Climate scientists have long warned that global warming could trigger certain “tipping points”—scenarios where global warming sets off a cascade of self-perpetuating feedback loops. The new report is the first IPCC report to take a deep dive into them. It finds that while most are unlikely, we can’t rule them out.
Just last week, a harrowing study found that another tipping point, the collapse of the Atlantic Meridional Overturning Circulation, is currently at a “point close to a critical transition.” If that global current is destabilized, temperatures in the Global North could fall precipitously and sea levels could rise rapidly. Other recent reports have said the Amazon rainforest recently reached a tipping point and is now producing more carbon than it is sequestering due to fires.
The IPCC finds these and other events such as the collapse of the Greenland ice sheet are possible though unlikely. That the notoriously conservative IPCC is acknowledging these prospects is a sign of increasing concern among climate scientists and chilling to even think about.
The topline observations in this report have been clear for decades. Early IPCC models predicted the warming track we’re on. And each IPCC report has generally made it clear that the longer we stave off decarbonization, the greater the risk of catastrophic climate breakdown—and the more challenging the actual decarbonization process itself will be.
These reports are also conservative by nature.

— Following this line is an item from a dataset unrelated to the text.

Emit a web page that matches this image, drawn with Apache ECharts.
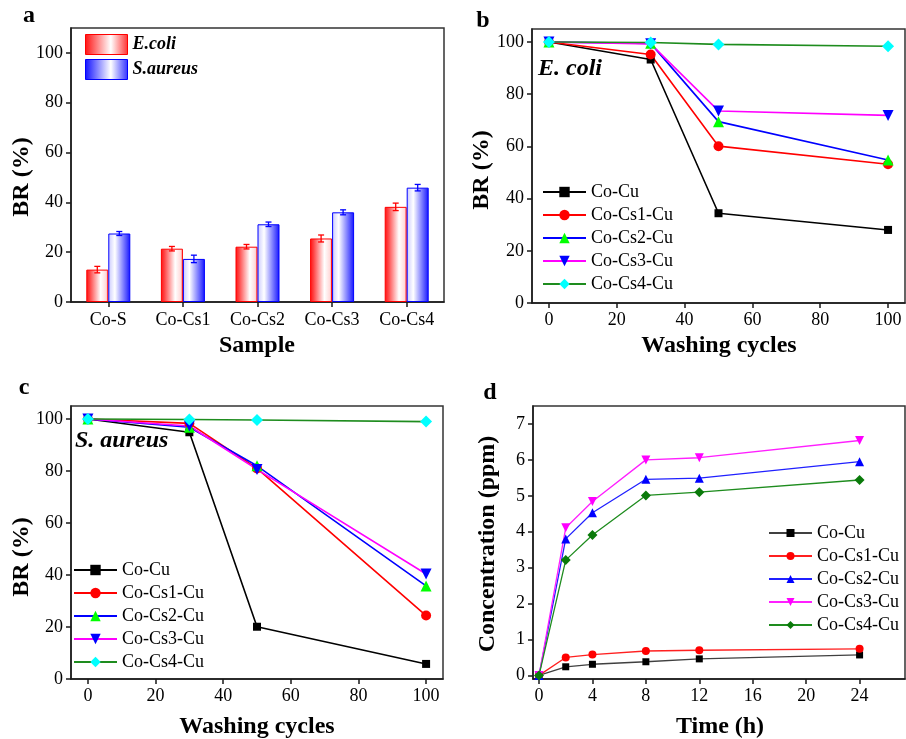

It’s been seven years since the last IPCC came out. The new version summarizes all the science that happened in between, compiling 14,000 citations for the final product. That conservatism can be helpful; it’s nice to have a gold standard for climate science. But it can also be infuriating; people are dying from climate change right now, and waiting seven years to put a report out feels like a luxury.
That said, the timing of this IPCC report is absolutely vital. In the U.S., Democrats are weighing a set of major infrastructure bills that could be the best—and maybe only—chance this decade to get the world’s largest historical emitter on track to clean up its act. The November meeting in Glasgow is also put up or shut up time for all countries.
“We know how to solve this problem,” Dessler said. “We need to switch our energy system away from fossil fuels to climate-safe energy. There’s no mystery here.”
There’s no one-click option to cutting emissions. It takes real work. Scientists have dropped the gauntlet. Now, it’s time for civil society to put pressure on leaders to meet the moment.